- _Requirements_:
For the data below, transcribe the part that opens with the line containing "Emit a LaTeX" and closes with the line containing "minimum width=122pt, minimum", exactly and with no pictures.

─── Dataset rows ───

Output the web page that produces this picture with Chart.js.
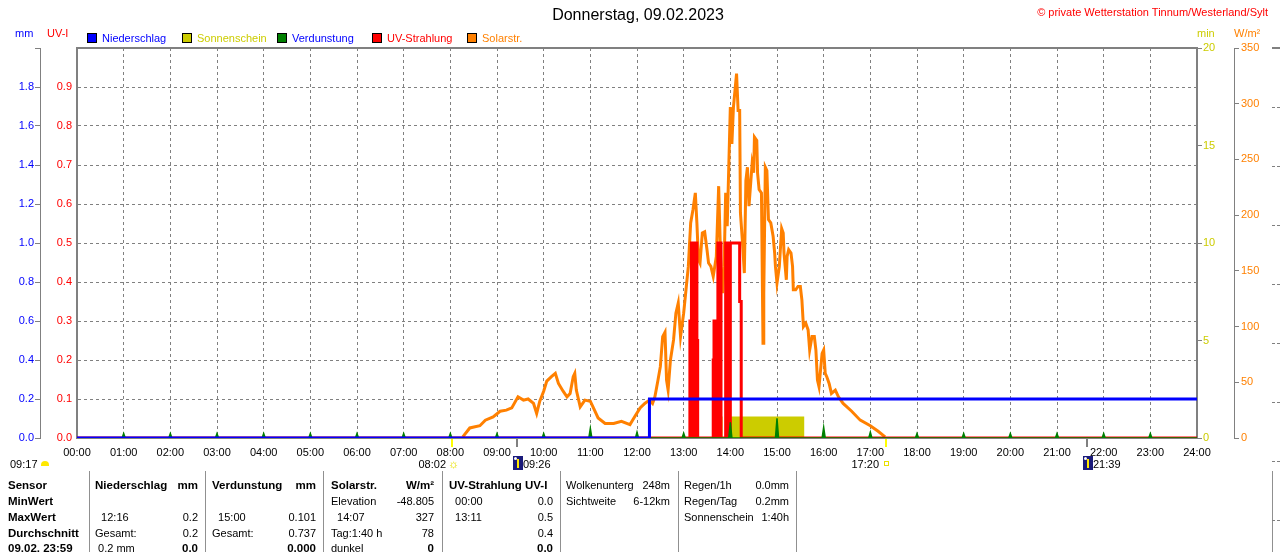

───
─── Dataset rows ───

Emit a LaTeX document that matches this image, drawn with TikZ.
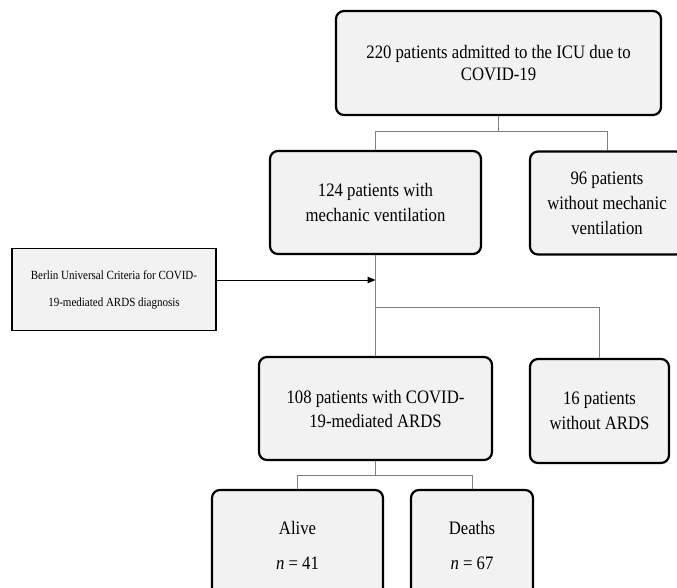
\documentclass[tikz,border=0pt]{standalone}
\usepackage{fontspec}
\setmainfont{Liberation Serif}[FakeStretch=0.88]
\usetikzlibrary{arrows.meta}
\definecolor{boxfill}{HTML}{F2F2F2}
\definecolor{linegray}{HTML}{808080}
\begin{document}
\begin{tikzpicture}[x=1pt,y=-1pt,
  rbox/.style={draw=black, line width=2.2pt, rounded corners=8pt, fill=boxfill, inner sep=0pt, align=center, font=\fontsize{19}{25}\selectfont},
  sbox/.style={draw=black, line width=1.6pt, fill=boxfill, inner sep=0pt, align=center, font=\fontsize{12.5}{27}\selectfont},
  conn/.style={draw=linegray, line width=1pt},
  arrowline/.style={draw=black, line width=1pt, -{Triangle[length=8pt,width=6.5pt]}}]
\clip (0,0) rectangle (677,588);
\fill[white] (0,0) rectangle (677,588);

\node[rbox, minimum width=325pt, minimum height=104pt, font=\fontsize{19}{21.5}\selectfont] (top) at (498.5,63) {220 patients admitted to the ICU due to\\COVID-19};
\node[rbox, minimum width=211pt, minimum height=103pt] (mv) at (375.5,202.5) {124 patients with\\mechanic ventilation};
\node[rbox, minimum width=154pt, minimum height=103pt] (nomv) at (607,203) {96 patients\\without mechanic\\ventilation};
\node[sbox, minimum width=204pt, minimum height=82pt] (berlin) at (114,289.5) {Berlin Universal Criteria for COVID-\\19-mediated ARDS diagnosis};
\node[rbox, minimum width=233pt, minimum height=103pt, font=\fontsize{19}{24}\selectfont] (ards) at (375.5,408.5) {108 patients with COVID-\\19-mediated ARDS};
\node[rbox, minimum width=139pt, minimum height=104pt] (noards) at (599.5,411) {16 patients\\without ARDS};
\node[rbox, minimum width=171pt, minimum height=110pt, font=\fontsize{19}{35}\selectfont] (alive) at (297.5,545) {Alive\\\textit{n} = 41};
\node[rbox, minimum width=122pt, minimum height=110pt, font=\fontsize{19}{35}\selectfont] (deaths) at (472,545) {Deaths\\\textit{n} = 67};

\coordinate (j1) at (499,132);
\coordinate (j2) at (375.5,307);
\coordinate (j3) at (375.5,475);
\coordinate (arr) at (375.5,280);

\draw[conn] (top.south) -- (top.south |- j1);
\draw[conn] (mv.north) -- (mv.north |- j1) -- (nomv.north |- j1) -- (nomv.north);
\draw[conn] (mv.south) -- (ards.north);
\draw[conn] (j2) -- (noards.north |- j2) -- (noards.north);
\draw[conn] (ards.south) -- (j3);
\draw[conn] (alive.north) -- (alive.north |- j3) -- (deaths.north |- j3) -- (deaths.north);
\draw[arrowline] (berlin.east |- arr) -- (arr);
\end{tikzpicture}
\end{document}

───
─── Dataset rows ───

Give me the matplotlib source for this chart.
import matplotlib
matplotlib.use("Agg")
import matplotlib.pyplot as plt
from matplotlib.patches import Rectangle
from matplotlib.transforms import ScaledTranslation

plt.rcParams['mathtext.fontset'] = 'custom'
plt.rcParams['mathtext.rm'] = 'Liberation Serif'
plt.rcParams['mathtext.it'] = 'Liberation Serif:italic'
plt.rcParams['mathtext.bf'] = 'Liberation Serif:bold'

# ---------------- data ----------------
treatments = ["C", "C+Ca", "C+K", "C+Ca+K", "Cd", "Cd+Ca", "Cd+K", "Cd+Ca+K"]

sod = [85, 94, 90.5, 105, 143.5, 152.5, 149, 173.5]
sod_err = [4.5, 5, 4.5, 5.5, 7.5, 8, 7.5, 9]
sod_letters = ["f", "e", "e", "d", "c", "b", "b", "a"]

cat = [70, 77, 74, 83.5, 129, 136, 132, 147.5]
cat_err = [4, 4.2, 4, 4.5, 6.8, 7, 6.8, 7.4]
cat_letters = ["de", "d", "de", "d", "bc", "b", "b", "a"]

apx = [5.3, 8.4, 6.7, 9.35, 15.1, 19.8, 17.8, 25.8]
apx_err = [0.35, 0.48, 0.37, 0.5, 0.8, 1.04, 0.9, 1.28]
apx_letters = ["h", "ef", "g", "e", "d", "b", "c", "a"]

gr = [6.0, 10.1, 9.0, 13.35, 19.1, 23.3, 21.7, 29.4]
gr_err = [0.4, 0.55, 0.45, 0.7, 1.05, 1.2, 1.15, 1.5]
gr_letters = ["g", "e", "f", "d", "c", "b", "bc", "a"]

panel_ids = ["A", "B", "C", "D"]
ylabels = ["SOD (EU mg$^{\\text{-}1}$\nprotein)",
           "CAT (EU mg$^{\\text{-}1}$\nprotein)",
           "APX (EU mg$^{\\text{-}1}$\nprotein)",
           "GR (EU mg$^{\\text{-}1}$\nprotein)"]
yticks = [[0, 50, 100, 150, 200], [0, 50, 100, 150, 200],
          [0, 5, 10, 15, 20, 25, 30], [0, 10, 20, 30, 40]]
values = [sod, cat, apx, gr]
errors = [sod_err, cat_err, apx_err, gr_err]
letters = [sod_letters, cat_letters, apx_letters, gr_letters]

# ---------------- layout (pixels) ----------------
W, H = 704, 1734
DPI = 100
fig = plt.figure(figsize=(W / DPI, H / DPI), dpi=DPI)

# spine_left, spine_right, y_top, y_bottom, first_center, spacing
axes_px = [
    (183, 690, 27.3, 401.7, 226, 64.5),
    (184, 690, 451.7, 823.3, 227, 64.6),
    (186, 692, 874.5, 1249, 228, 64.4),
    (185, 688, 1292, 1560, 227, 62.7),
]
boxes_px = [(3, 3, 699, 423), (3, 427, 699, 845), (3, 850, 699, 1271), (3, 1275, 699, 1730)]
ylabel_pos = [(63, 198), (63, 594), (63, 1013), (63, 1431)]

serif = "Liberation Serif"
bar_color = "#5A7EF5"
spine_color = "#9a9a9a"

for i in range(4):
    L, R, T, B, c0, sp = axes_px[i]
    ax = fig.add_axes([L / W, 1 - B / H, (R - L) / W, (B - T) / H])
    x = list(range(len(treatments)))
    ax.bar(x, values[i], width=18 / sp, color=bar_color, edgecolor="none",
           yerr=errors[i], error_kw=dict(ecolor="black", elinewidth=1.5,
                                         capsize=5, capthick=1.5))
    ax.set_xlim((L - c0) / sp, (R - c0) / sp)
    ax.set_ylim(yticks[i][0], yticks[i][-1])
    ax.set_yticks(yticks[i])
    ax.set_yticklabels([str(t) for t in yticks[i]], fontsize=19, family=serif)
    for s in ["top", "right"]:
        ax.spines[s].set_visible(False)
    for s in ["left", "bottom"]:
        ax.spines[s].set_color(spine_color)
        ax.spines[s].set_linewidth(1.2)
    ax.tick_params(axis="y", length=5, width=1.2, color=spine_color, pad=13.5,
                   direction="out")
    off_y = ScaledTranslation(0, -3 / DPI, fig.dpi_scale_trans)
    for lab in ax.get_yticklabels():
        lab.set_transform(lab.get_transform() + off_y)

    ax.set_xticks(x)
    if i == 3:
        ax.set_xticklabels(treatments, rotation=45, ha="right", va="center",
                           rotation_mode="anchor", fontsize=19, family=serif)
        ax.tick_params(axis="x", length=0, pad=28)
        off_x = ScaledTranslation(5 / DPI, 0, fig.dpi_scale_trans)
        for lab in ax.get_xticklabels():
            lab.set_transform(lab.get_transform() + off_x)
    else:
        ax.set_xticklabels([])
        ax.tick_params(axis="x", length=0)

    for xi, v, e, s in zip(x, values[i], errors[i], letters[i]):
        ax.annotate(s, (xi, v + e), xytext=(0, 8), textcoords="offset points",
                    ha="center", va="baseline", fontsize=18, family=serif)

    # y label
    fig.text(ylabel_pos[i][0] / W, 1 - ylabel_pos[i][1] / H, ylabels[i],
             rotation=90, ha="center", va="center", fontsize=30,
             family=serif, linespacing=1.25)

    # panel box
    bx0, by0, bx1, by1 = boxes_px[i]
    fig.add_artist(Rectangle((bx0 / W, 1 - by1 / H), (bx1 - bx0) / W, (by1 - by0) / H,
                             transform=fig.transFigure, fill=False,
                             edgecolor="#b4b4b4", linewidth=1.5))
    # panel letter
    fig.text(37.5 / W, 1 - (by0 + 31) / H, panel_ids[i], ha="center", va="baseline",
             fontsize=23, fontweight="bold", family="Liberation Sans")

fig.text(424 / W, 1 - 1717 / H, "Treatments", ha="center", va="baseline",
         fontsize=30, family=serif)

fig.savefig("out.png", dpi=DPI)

───

- _Reply to the task_:
Emit a LaTeX document that matches this image, drawn with TikZ.
\documentclass[tikz,border=0pt]{standalone}
\usepackage{fontspec}
\setmainfont{Liberation Serif}[FakeStretch=0.88]
\usetikzlibrary{arrows.meta}
\definecolor{boxfill}{HTML}{F2F2F2}
\definecolor{linegray}{HTML}{808080}
\begin{document}
\begin{tikzpicture}[x=1pt,y=-1pt,
  rbox/.style={draw=black, line width=2.2pt, rounded corners=8pt, fill=boxfill, inner sep=0pt, align=center, font=\fontsize{19}{25}\selectfont},
  sbox/.style={draw=black, line width=1.6pt, fill=boxfill, inner sep=0pt, align=center, font=\fontsize{12.5}{27}\selectfont},
  conn/.style={draw=linegray, line width=1pt},
  arrowline/.style={draw=black, line width=1pt, -{Triangle[length=8pt,width=6.5pt]}}]
\clip (0,0) rectangle (677,588);
\fill[white] (0,0) rectangle (677,588);

\node[rbox, minimum width=325pt, minimum height=104pt, font=\fontsize{19}{21.5}\selectfont] (top) at (498.5,63) {220 patients admitted to the ICU due to\\COVID-19};
\node[rbox, minimum width=211pt, minimum height=103pt] (mv) at (375.5,202.5) {124 patients with\\mechanic ventilation};
\node[rbox, minimum width=154pt, minimum height=103pt] (nomv) at (607,203) {96 patients\\without mechanic\\ventilation};
\node[sbox, minimum width=204pt, minimum height=82pt] (berlin) at (114,289.5) {Berlin Universal Criteria for COVID-\\19-mediated ARDS diagnosis};
\node[rbox, minimum width=233pt, minimum height=103pt, font=\fontsize{19}{24}\selectfont] (ards) at (375.5,408.5) {108 patients with COVID-\\19-mediated ARDS};
\node[rbox, minimum width=139pt, minimum height=104pt] (noards) at (599.5,411) {16 patients\\without ARDS};
\node[rbox, minimum width=171pt, minimum height=110pt, font=\fontsize{19}{35}\selectfont] (alive) at (297.5,545) {Alive\\\textit{n} = 41};
\node[rbox, minimum width=122pt, minimum height=110pt, font=\fontsize{19}{35}\selectfont] (deaths) at (472,545) {Deaths\\\textit{n} = 67};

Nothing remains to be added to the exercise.